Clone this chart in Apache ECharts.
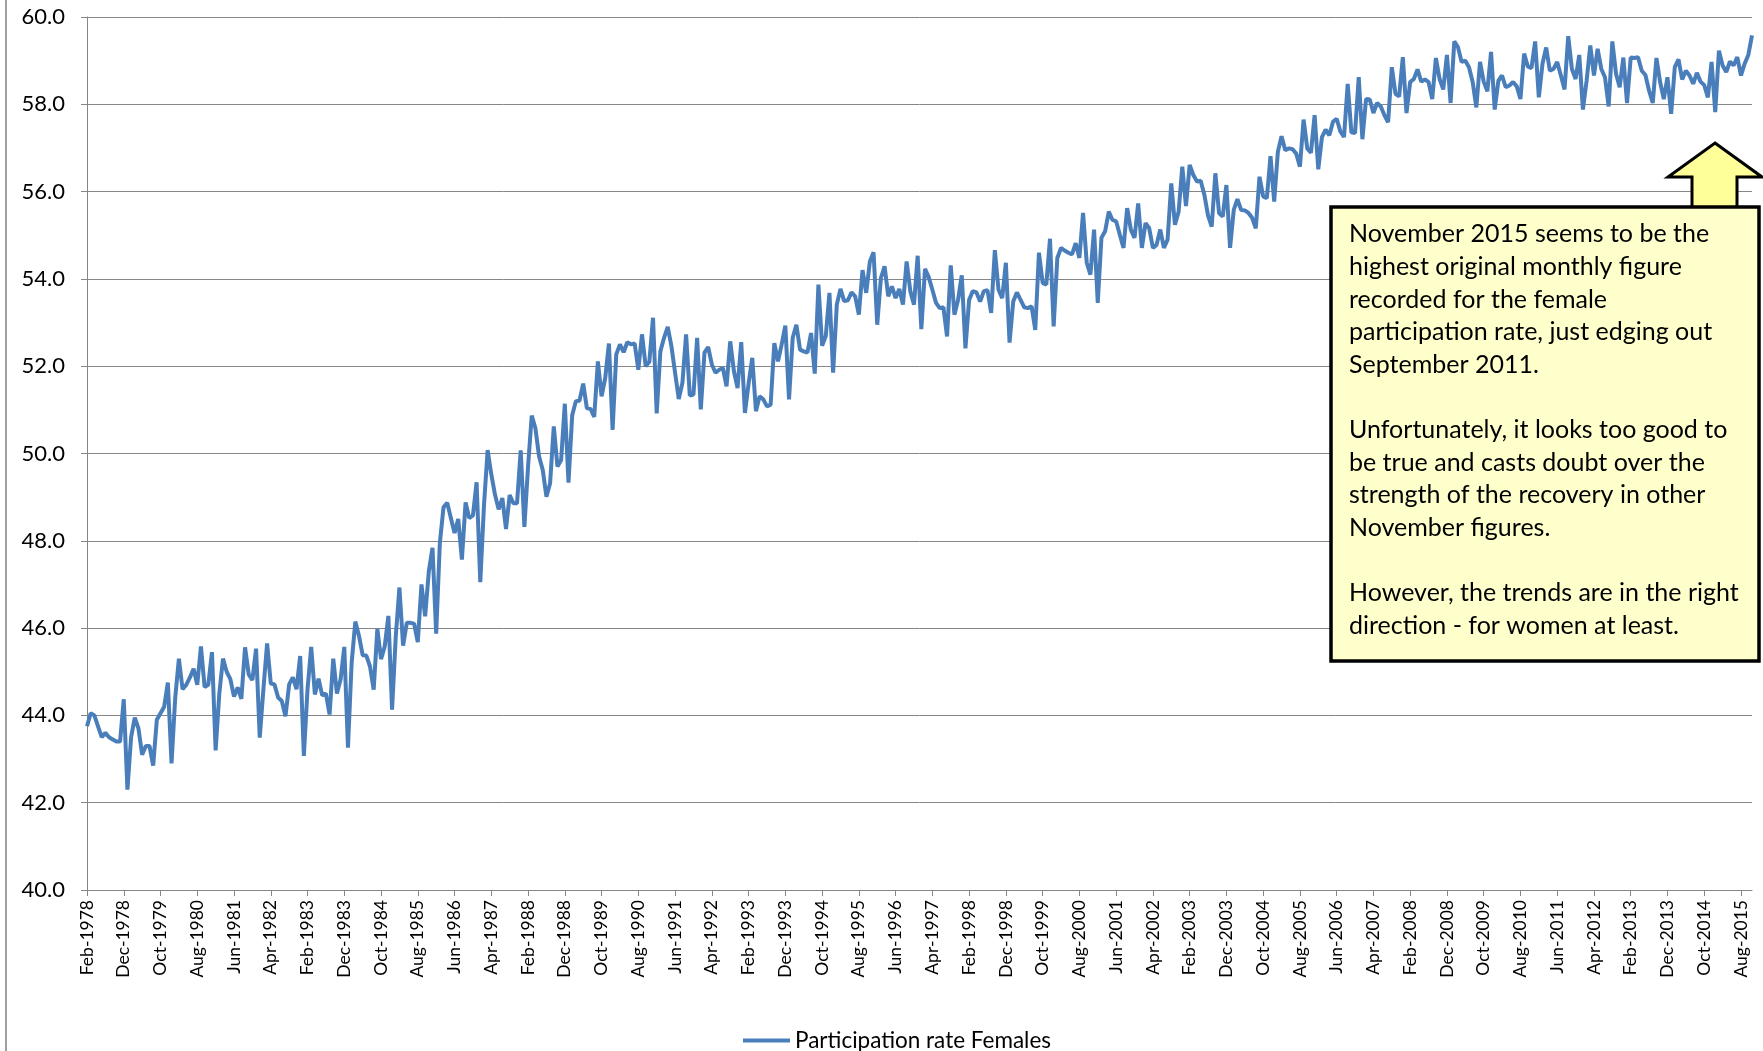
<!DOCTYPE html>
<html><head><meta charset="utf-8">
<script src="https://cdn.jsdelivr.net/npm/echarts/dist/echarts.min.js"></script>
<style>html,body{margin:0;padding:0;background:#fff}#c{width:1763px;height:1051px}</style>
</head><body><div id="c"></div>
<script>
// Category labels
const monthNames = ['Jan','Feb','Mar','Apr','May','Jun','Jul','Aug','Sep','Oct','Nov','Dec'];
const startYear = 1978;
const startMonthIndex = 1; // Feb
const yTicks = [40, 42, 44, 46, 48, 50, 52, 54, 56, 58, 60];
const seriesName = 'Participation rate Females';

// Participation rate, Females (original), monthly values by year
const r1978 = [43.75, 44.05, 44.0, 43.75, 43.5, 43.6, 43.5, 43.45, 43.4, 43.4, 44.37];
const r1979 = [42.3, 43.5, 43.95, 43.7, 43.1, 43.3, 43.3, 42.85, 43.9, 44.05, 44.2, 44.75];
const r1980 = [42.9, 44.4, 45.3, 44.6, 44.7, 44.87, 45.07, 44.7, 45.58, 44.65, 44.7, 45.45];
const r1981 = [43.2, 44.5, 45.3, 45.0, 44.83, 44.43, 44.64, 44.38, 45.56, 44.94, 44.81, 45.53];
const r1982 = [43.49, 44.6, 45.65, 44.73, 44.71, 44.41, 44.33, 43.98, 44.71, 44.87, 44.6, 45.36];
const r1983 = [43.07, 44.6, 45.57, 44.48, 44.84, 44.46, 44.5, 44.02, 45.3, 44.5, 44.83, 45.57];
const r1984 = [43.26, 45.2, 46.15, 45.82, 45.38, 45.37, 45.12, 44.59, 45.98, 45.29, 45.58, 46.28];
const r1985 = [44.13, 45.8, 46.93, 45.6, 46.12, 46.12, 46.1, 45.68, 47.0, 46.27, 47.3, 47.84];
const r1986 = [45.87, 47.95, 48.77, 48.87, 48.52, 48.18, 48.5, 47.57, 48.88, 48.52, 48.58, 49.34];
const r1987 = [47.05, 48.8, 50.08, 49.52, 49.06, 48.72, 48.98, 48.27, 49.05, 48.86, 48.86, 50.07];
const r1988 = [48.32, 49.7, 50.87, 50.58, 49.93, 49.62, 49.01, 49.32, 50.62, 49.7, 49.85, 51.14];
const r1989 = [49.33, 50.87, 51.2, 51.21, 51.6, 51.04, 51.02, 50.84, 52.11, 51.31, 51.73, 52.52];
const r1990 = [50.54, 52.27, 52.5, 52.32, 52.55, 52.5, 52.52, 51.92, 52.73, 52.0, 52.1, 53.11];
const r1991 = [50.92, 52.34, 52.65, 52.9, 52.46, 51.85, 51.25, 51.62, 52.73, 51.33, 51.35, 52.65];
const r1992 = [51.01, 52.31, 52.44, 52.04, 51.85, 51.92, 51.96, 51.54, 52.57, 51.89, 51.5, 52.55];
const r1993 = [50.93, 51.6, 52.19, 50.97, 51.31, 51.24, 51.08, 51.12, 52.53, 52.11, 52.5, 52.93];
const r1994 = [51.24, 52.65, 52.95, 52.38, 52.34, 52.31, 52.76, 51.83, 53.87, 52.47, 52.69, 53.68];
const r1995 = [51.85, 53.41, 53.77, 53.49, 53.51, 53.69, 53.6, 53.18, 54.2, 53.68, 54.4, 54.61];
const r1996 = [52.95, 54.02, 54.29, 53.6, 53.83, 53.56, 53.77, 53.41, 54.4, 53.72, 53.41, 54.53];
const r1997 = [52.85, 54.23, 54.04, 53.75, 53.45, 53.33, 53.35, 52.68, 54.31, 53.18, 53.52, 54.08];
const r1998 = [52.41, 53.52, 53.72, 53.69, 53.48, 53.72, 53.74, 53.22, 54.66, 53.75, 53.56, 54.37];
const r1999 = [52.54, 53.48, 53.69, 53.52, 53.35, 53.33, 53.37, 52.83, 54.6, 53.91, 53.87, 54.92];
const r2000 = [52.91, 54.48, 54.71, 54.65, 54.6, 54.56, 54.82, 54.48, 55.51, 54.37, 54.1, 55.13];
const r2001 = [53.45, 54.94, 55.09, 55.54, 55.35, 55.32, 55.01, 54.71, 55.62, 55.13, 54.94, 55.73];
const r2002 = [54.71, 55.28, 55.16, 54.71, 54.78, 55.13, 54.71, 54.9, 56.19, 55.24, 55.54, 56.57];
const r2003 = [55.67, 56.61, 56.38, 56.23, 56.25, 55.93, 55.45, 55.2, 56.42, 55.51, 55.43, 56.15];
const r2004 = [54.71, 55.58, 55.83, 55.58, 55.57, 55.51, 55.4, 55.16, 56.34, 55.89, 55.85, 56.81];
const r2005 = [55.77, 56.91, 57.27, 56.95, 56.99, 56.97, 56.87, 56.57, 57.65, 56.99, 56.89, 57.75];
const r2006 = [56.51, 57.25, 57.42, 57.29, 57.6, 57.67, 57.38, 57.25, 58.47, 57.36, 57.34, 58.62];
const r2007 = [57.2, 58.12, 58.11, 57.8, 58.03, 57.95, 57.75, 57.59, 58.85, 58.24, 58.18, 59.08];
const r2008 = [57.8, 58.51, 58.58, 58.8, 58.52, 58.57, 58.51, 58.12, 59.06, 58.58, 58.34, 59.13];
const r2009 = [58.03, 59.44, 59.31, 58.97, 59.0, 58.85, 58.51, 57.93, 58.97, 58.52, 58.3, 59.2];
const r2010 = [57.88, 58.54, 58.66, 58.39, 58.43, 58.51, 58.41, 58.12, 59.16, 58.87, 58.83, 59.44];
const r2011 = [58.16, 58.93, 59.3, 58.77, 58.81, 58.97, 58.66, 58.34, 59.56, 58.81, 58.58, 59.13];
const r2012 = [57.88, 58.54, 59.35, 58.66, 59.27, 58.81, 58.62, 57.95, 59.44, 58.7, 58.39, 59.07];
const r2013 = [58.03, 59.07, 59.06, 59.08, 58.77, 58.67, 58.31, 58.03, 59.06, 58.51, 58.12, 58.62];
const r2014 = [57.78, 58.85, 59.03, 58.57, 58.77, 58.66, 58.47, 58.72, 58.52, 58.44, 58.16, 58.97];
const r2015 = [57.82, 59.23, 58.89, 58.74, 58.98, 58.89, 59.08, 58.66, 58.93, 59.13, 59.58];

const annotationLines = [
  'November 2015 seems to be the',
  'highest original monthly figure',
  'recorded for the female',
  'participation rate, just edging out',
  'September 2011.',
  '',
  'Unfortunately, it looks too good to',
  'be true and casts doubt over the',
  'strength of the recovery in other',
  'November figures.',
  '',
  'However, the trends are in the right',
  'direction - for women at least.'
];

const values = [].concat(r1978, r1979, r1980, r1981, r1982, r1983, r1984, r1985, r1986, r1987,
  r1988, r1989, r1990, r1991, r1992, r1993, r1994, r1995, r1996, r1997, r1998, r1999, r2000,
  r2001, r2002, r2003, r2004, r2005, r2006, r2007, r2008, r2009, r2010, r2011, r2012, r2013,
  r2014, r2015);
const categories = values.map(function (_, i) {
  const t = startMonthIndex + i;
  return monthNames[t % 12] + '-' + (startYear + Math.floor(t / 12));
});

const FONT = 'Lato, "Open Sans", sans-serif';
const chart = echarts.init(document.getElementById('c'), null, {renderer: 'canvas'});
chart.setOption({
  animation: false,
  backgroundColor: '#ffffff',
  grid: {left: 87, right: 11, top: 17, bottom: 161, containLabel: false},
  xAxis: {
    type: 'category',
    data: categories,
    boundaryGap: false,
    axisLine: {show: true, lineStyle: {color: '#868686', width: 1}},
    axisTick: {show: true, interval: 9, length: 6, lineStyle: {color: '#868686'}},
    axisLabel: {interval: 9, rotate: 90, fontSize: 17.5, color: '#000', fontFamily: FONT, margin: 10},
    splitLine: {show: false}
  },
  yAxis: {
    type: 'value',
    min: yTicks[0],
    max: yTicks[yTicks.length - 1],
    interval: yTicks[1] - yTicks[0],
    axisLine: {show: true, lineStyle: {color: '#868686', width: 1}},
    axisTick: {show: true, length: 6, lineStyle: {color: '#868686'}},
    axisLabel: {fontSize: 22, color: '#000', fontFamily: FONT, margin: 22,
      formatter: function (v) { return v.toFixed(1); }},
    splitLine: {show: true, lineStyle: {color: '#868686', width: 1}}
  },
  legend: {
    left: 738, top: 1024,
    itemWidth: 47, itemHeight: 4, itemGap: 6,
    icon: 'rect',
    textStyle: {fontSize: 22.5, color: '#000', fontFamily: FONT},
    data: [seriesName]
  },
  series: [{
    name: seriesName,
    type: 'line',
    data: values,
    showSymbol: false,
    symbol: 'none',
    lineStyle: {color: '#4A7EBB', width: 4},
    itemStyle: {color: '#4A7EBB'}
  }],
  graphic: [
    {type: 'line', shape: {x1: 6, y1: 0, x2: 6, y2: 1051}, style: {stroke: '#7f7f7f', lineWidth: 1.5}},
    {type: 'polygon', z: 100,
      shape: {points: [[1715, 143], [1762, 177], [1737, 177], [1737, 208], [1692, 208], [1692, 177], [1668, 177]]},
      style: {fill: '#FFFF99', stroke: '#000', lineWidth: 3}},
    {type: 'rect', z: 101, shape: {x: 1331, y: 207, width: 428, height: 454},
      style: {fill: '#FFFFCC', stroke: '#000', lineWidth: 3.5}},
    {type: 'text', z: 102, left: 1349, top: 218,
      style: {text: annotationLines.join('\n'), font: '25px ' + FONT, fill: '#000', lineHeight: 32.6}}
  ]
});
</script>
</body></html>
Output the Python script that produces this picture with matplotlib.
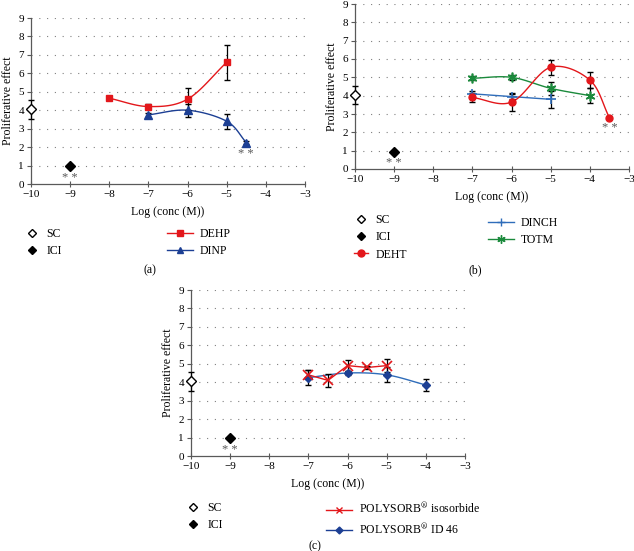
import matplotlib.pyplot as plt
import numpy as np
from matplotlib.lines import Line2D

plt.rcParams["font.family"] = ["Liberation Serif", "DejaVu Serif"]
plt.rcParams["mathtext.fontset"] = "stix"

# controls (same in every panel)
sc_x, sc_y, sc_err = -10, 4.05, 0.5
ici_x, ici_y = -9, 0.95

# panel (a)
dehp_x = [-8, -7, -6, -5]
dehp_y = [4.65, 4.2, 4.6, 6.6]
dehp_err = [0.12, 0.15, 0.6, 0.95]
dinp_x = [-7, -6, -5, -4.5]
dinp_y = [3.75, 4.0, 3.4, 2.25]
dinp_err = [0.1, 0.35, 0.4, 0.1]

# panel (b)
deht_x = [-7, -6, -5, -4, -3.5]
deht_y = [3.9, 3.65, 5.55, 4.85, 2.8]
deht_err = [0.25, 0.5, 0.4, 0.45, 0.1]
dinch_x = [-7, -6, -5]
dinch_y = [4.1, 3.95, 3.8]
dinch_err = [0.15, 0.15, 0.45]
totm_x = [-7, -6, -5, -4]
totm_y = [4.95, 5.0, 4.4, 4.0]
totm_err = [0.1, 0.15, 0.35, 0.4]

# panel (c)
iso_x = [-7, -6.5, -6, -5.5, -5]
iso_y = [4.4, 4.1, 4.9, 4.8, 4.9]
iso_err = [0.25, 0.35, 0.3, 0.1, 0.35]
id46_x = [-7, -6, -5, -4]
id46_y = [4.25, 4.5, 4.4, 3.85]
id46_err = [0.4, 0.1, 0.4, 0.3]

x_ticks = [-10, -9, -8, -7, -6, -5, -4, -3]
y_ticks = list(range(10))

RED = "#e3171b"
DBLUE = "#1c3f94"
BLUE = "#2f6dba"
GREEN = "#1b8a3c"
GREY = "#595959"


def smooth(xs, ys, n=30):
    # catmull-rom, similar to excel's smoothed line
    xs = np.asarray(xs, float)
    ys = np.asarray(ys, float)
    px = np.concatenate(([2 * xs[0] - xs[1]], xs, [2 * xs[-1] - xs[-2]]))
    py = np.concatenate(([2 * ys[0] - ys[1]], ys, [2 * ys[-1] - ys[-2]]))
    outx, outy = [], []
    t = np.linspace(0, 1, n)
    for i in range(1, len(px) - 2):
        for p, out in ((px, outx), (py, outy)):
            p0, p1, p2, p3 = p[i - 1:i + 3]
            out.extend(0.5 * (2 * p1 + (-p0 + p2) * t
                              + (2 * p0 - 5 * p1 + 4 * p2 - p3) * t ** 2
                              + (-p0 + 3 * p1 - 3 * p2 + p3) * t ** 3))
    return outx, outy


def stars(ax, x, y):
    ax.text(x, y, "* *", color=GREY, ha="center", va="center", fontsize=9)


def setup(ax):
    ax.set_xlim(-10, -3)
    ax.set_ylim(0, 9)
    ax.set_xticks(x_ticks)
    ax.set_yticks(y_ticks)
    for s in ("top", "right"):
        ax.spines[s].set_visible(False)
    for s in ("left", "bottom"):
        ax.spines[s].set_color(GREY)
        ax.spines[s].set_linewidth(0.9)
    ax.tick_params(axis="x", direction="inout", length=5, width=0.8,
                   color=GREY, labelsize=8, pad=2)
    ax.tick_params(axis="y", direction="out", length=3, width=0.8,
                   color=GREY, labelsize=8, pad=2)
    for y in y_ticks[1:]:
        ax.axhline(y, color="#808080", lw=0.8, ls=(0, (1, 6)), zorder=0)
    ax.set_xlabel("Log (conc (M))", fontsize=8.5, labelpad=5)
    ax.set_ylabel("Proliferative effect", fontsize=8.5, labelpad=3)
    ax.errorbar([sc_x], [sc_y], yerr=[sc_err], fmt="D", ms=5, mfc="white",
                mec="black", mew=1, ecolor="black", elinewidth=0.9,
                capsize=2, clip_on=False, zorder=5)
    ax.plot([ici_x], [ici_y], "D", ms=5, color="black", zorder=5)
    stars(ax, ici_x, 0.33)


def series(ax, xs, ys, err, color, marker, ms, mcolor, curve=True, **kw):
    if curve:
        cx, cy = smooth(xs, ys)
    else:
        cx, cy = xs, ys
    ax.plot(cx, cy, color=color, lw=1.0, zorder=3)
    ax.errorbar(xs, ys, yerr=err, fmt="none", ecolor="black",
                elinewidth=0.9, capsize=2, zorder=4)
    ax.plot(xs, ys, ls="none", marker=marker, ms=ms, color=mcolor,
            zorder=5, **kw)


def legends(ax, fig, left, right, left_anchor, right_anchor):
    l1 = ax.legend(handles=left, loc="upper left", frameon=False,
                   bbox_to_anchor=left_anchor, bbox_transform=fig.transFigure,
                   fontsize=8.5, handlelength=1.2, handletextpad=0.6,
                   labelspacing=0.45, borderpad=0, borderaxespad=0)
    ax.add_artist(l1)
    ax.legend(handles=right, loc="upper left", frameon=False,
              bbox_to_anchor=right_anchor, bbox_transform=fig.transFigure,
              fontsize=8.5, handlelength=2.2, handletextpad=0.6,
              labelspacing=0.45, borderpad=0, borderaxespad=0)


def fx(px):
    return px / 634


def fy(py):
    return 1 - py / 551


fig = plt.figure(figsize=(6.34, 5.51), dpi=100)
ax_a = fig.add_axes([fx(31), fy(184), fx(274), 166 / 551])
ax_b = fig.add_axes([fx(355), fy(169), fx(274), 165 / 551])
ax_c = fig.add_axes([fx(191), fy(456), fx(274), 166 / 551])

# (a)
setup(ax_a)
series(ax_a, dehp_x, dehp_y, dehp_err, RED, "s", 5, RED)
series(ax_a, dinp_x, dinp_y, dinp_err, DBLUE, "^", 5.5, DBLUE)
stars(ax_a, -4.5, 1.65)
legends(ax_a, fig,
        [Line2D([], [], ls="none", marker="D", ms=4, mfc="white", mec="black", label="SC"),
         Line2D([], [], ls="none", marker="D", ms=4, color="black", label="ICI")],
        [Line2D([], [], color=RED, marker="s", ms=4.5, lw=1, label="DEHP"),
         Line2D([], [], color=DBLUE, marker="^", ms=4.5, lw=1, label="DINP")],
        (fx(25), fy(228)), (fx(167), fy(228)))
fig.text(fx(150), fy(270), "(a)", ha="center", va="center", fontsize=8.5)

# (b)
setup(ax_b)
series(ax_b, dinch_x, dinch_y, dinch_err, BLUE, "+", 7, BLUE, mew=1.2)
series(ax_b, totm_x, totm_y, totm_err, GREEN, (6, 2, 0), 7, GREEN, mew=1.2)
series(ax_b, deht_x, deht_y, deht_err, RED, "o", 5, RED)
stars(ax_b, -3.5, 2.25)
legends(ax_b, fig,
        [Line2D([], [], ls="none", marker="D", ms=4, mfc="white", mec="black", label="SC"),
         Line2D([], [], ls="none", marker="D", ms=4, color="black", label="ICI"),
         Line2D([], [], color=RED, marker="o", ms=5, lw=1, label="DEHT")],
        [Line2D([], [], color=BLUE, marker="+", ms=6, lw=1, label="DINCH"),
         Line2D([], [], color=GREEN, marker=(6, 2, 0), ms=6, lw=1, label="TOTM")],
        (fx(354), fy(214)), (fx(488), fy(217)))
fig.text(fx(475), fy(270), "(b)", ha="center", va="center", fontsize=8.5)

# (c)
setup(ax_c)
series(ax_c, id46_x, id46_y, id46_err, BLUE, "D", 4, DBLUE)
series(ax_c, iso_x, iso_y, iso_err, RED, "x", 7, RED, curve=False, mew=1.2)
legends(ax_c, fig,
        [Line2D([], [], ls="none", marker="D", ms=4, mfc="white", mec="black", label="SC"),
         Line2D([], [], ls="none", marker="D", ms=4, color="black", label="ICI")],
        [Line2D([], [], color=RED, marker="x", ms=5, lw=1,
                label="POLYSORB$^{\\circledR}$ isosorbide"),
         Line2D([], [], color=DBLUE, marker="D", ms=3.5, lw=1,
                label="POLYSORB$^{\\circledR}$ ID 46")],
        (fx(186), fy(502)), (fx(326), fy(502)))
fig.text(fx(315), fy(546), "(c)", ha="center", va="center", fontsize=8.5)

fig.savefig("out.png", dpi=100)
**********
▶ **WHAT IS BEING ASKED**:
Only lines holding the string "script" are wanted; gather each one from the entries above.

▶ **TASK SOLUTION**:
<script src="https://cdn.jsdelivr.net/npm/echarts/dist/echarts.min.js"></script>
<script>
</script>
Output the Python script that produces this picture with matplotlib.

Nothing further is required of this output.